EXERCISE DESCRIPTION: In the records that follow, the lines from the one containing "Clone this chart" to the one containing "import * as d3 from 'd3';", inclusive, are to be given again exactly.

Begin TASK MATERIAL

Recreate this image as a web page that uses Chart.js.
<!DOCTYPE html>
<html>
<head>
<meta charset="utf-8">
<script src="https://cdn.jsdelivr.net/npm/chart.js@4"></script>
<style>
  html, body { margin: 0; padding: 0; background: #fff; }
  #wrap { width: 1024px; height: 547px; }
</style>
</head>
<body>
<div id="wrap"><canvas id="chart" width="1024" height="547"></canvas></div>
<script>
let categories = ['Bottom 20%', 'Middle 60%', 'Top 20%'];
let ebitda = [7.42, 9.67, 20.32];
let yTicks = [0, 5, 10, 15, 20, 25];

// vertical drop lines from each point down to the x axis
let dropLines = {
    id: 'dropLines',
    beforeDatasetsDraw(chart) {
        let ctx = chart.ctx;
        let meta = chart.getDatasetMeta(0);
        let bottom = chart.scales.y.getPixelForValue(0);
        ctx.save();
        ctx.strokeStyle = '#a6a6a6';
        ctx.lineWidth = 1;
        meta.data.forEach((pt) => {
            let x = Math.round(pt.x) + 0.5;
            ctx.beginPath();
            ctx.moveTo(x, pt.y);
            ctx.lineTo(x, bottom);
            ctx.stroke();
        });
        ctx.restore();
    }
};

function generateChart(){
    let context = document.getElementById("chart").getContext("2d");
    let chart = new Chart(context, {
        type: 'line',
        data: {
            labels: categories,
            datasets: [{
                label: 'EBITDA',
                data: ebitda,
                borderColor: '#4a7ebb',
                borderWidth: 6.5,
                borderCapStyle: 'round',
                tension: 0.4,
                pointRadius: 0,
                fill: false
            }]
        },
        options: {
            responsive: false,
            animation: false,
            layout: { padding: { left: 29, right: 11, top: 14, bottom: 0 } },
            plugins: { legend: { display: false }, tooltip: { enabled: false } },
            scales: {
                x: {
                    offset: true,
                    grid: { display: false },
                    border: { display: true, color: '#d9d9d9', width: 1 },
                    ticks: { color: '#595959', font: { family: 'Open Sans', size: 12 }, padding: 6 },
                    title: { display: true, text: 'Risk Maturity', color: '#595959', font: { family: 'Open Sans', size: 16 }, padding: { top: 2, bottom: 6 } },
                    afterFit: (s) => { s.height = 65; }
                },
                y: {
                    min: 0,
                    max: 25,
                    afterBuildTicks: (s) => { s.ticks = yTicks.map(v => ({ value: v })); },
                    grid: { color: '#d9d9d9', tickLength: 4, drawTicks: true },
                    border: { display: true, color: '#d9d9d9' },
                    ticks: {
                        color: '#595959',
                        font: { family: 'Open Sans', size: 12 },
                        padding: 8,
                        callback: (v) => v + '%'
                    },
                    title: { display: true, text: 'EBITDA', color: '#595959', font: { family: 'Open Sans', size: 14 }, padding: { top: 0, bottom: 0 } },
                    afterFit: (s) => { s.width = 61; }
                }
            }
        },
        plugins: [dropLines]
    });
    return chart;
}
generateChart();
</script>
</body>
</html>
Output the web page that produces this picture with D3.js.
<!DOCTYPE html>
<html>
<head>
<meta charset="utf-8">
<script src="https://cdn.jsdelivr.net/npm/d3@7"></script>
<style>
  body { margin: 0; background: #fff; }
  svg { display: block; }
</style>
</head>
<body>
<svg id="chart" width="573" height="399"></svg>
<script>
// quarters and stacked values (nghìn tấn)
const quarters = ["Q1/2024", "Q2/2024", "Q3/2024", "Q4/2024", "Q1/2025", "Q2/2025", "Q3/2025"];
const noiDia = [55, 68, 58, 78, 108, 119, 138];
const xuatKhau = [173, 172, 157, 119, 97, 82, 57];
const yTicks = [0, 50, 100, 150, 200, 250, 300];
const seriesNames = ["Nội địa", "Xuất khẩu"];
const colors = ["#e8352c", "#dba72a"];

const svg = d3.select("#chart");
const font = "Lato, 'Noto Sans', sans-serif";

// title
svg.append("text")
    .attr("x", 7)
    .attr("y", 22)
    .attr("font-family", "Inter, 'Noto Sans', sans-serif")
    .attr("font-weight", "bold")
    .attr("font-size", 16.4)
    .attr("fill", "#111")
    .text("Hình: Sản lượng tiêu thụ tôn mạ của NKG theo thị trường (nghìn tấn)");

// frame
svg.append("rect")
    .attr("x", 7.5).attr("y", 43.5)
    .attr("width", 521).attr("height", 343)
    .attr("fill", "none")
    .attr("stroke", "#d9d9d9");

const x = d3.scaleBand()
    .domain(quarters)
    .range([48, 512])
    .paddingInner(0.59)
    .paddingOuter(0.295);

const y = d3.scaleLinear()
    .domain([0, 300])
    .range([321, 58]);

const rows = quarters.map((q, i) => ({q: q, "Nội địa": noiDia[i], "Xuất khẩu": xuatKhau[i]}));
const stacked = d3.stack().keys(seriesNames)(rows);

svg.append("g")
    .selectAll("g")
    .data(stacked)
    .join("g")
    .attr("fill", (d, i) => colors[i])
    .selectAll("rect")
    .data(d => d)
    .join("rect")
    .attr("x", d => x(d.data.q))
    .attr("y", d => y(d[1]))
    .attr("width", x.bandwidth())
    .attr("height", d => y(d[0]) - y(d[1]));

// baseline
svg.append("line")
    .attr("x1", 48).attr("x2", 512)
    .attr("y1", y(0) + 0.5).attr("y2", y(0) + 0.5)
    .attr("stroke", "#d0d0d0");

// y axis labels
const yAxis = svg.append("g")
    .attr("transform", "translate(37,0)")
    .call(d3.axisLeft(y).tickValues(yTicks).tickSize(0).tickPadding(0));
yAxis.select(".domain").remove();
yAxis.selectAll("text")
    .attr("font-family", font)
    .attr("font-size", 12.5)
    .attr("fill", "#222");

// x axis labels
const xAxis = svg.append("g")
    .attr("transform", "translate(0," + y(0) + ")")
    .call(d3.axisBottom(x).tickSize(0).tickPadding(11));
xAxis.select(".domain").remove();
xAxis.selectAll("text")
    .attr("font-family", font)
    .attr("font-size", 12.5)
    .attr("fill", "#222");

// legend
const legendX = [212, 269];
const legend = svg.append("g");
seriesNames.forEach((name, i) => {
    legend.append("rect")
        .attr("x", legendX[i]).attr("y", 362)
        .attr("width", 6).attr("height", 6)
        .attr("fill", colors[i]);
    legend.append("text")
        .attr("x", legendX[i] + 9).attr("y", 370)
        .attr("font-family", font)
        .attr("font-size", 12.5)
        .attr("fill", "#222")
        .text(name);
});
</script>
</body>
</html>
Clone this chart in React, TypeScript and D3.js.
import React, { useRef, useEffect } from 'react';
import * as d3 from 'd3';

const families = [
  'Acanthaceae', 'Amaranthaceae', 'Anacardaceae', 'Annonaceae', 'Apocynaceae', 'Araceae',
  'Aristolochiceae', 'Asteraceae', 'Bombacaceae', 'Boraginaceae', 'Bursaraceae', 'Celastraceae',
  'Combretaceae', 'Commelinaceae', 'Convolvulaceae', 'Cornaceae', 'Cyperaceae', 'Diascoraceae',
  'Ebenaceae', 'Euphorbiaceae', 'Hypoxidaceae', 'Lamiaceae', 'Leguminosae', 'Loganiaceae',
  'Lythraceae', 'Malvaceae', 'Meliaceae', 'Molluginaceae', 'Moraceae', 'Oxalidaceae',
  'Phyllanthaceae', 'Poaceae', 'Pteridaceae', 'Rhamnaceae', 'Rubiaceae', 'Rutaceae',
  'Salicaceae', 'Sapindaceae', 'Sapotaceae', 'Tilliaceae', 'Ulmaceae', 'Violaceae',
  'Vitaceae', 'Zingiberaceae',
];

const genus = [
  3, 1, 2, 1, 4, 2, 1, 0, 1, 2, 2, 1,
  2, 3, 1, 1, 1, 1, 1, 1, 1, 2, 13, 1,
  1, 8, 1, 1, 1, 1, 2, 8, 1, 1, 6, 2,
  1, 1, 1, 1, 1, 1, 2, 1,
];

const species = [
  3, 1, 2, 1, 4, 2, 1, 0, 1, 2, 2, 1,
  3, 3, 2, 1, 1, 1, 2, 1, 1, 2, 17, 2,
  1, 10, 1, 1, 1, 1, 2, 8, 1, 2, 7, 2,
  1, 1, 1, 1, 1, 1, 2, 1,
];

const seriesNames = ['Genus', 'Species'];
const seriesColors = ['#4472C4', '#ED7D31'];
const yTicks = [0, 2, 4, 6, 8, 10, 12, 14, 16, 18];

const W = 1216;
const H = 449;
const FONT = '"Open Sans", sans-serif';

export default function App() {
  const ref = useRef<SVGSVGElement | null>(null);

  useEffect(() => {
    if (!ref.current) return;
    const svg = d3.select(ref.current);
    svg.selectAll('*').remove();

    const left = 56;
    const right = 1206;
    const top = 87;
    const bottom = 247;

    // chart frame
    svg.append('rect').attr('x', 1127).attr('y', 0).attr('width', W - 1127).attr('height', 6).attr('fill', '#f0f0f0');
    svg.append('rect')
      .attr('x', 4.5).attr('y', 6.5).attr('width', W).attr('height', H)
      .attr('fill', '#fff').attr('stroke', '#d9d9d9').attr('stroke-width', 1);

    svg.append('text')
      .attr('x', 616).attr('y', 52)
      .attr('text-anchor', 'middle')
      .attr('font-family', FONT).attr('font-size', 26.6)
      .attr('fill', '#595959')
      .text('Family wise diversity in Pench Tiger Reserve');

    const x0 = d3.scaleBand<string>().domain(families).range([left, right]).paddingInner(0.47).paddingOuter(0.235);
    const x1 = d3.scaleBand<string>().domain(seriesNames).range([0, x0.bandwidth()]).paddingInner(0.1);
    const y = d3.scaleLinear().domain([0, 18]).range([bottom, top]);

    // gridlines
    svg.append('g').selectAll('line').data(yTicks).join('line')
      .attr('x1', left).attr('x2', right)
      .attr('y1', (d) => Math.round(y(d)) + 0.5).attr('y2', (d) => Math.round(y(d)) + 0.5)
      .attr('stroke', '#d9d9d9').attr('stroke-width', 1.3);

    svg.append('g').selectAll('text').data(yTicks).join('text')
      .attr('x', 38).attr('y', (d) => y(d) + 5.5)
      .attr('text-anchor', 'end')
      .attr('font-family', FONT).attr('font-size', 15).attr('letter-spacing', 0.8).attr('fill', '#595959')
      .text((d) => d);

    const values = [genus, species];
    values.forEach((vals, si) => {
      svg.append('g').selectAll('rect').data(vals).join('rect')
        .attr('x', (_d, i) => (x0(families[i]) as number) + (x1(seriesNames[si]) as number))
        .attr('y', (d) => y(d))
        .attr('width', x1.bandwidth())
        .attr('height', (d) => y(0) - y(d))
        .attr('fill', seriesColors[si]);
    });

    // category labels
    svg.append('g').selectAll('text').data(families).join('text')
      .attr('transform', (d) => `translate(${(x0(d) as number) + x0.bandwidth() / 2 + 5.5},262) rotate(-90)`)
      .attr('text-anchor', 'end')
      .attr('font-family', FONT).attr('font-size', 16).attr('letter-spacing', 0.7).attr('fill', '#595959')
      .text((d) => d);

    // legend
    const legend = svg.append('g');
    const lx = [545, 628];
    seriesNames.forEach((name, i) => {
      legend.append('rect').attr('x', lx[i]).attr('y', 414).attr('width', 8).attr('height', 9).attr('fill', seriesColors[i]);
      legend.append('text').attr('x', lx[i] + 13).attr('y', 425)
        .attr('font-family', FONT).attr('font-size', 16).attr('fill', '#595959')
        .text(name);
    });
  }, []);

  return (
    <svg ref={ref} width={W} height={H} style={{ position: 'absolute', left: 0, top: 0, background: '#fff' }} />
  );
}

End TASK MATERIAL

CORRECT ANSWER:
Clone this chart in React, TypeScript and D3.js.
import React, { useRef, useEffect } from 'react';
import * as d3 from 'd3';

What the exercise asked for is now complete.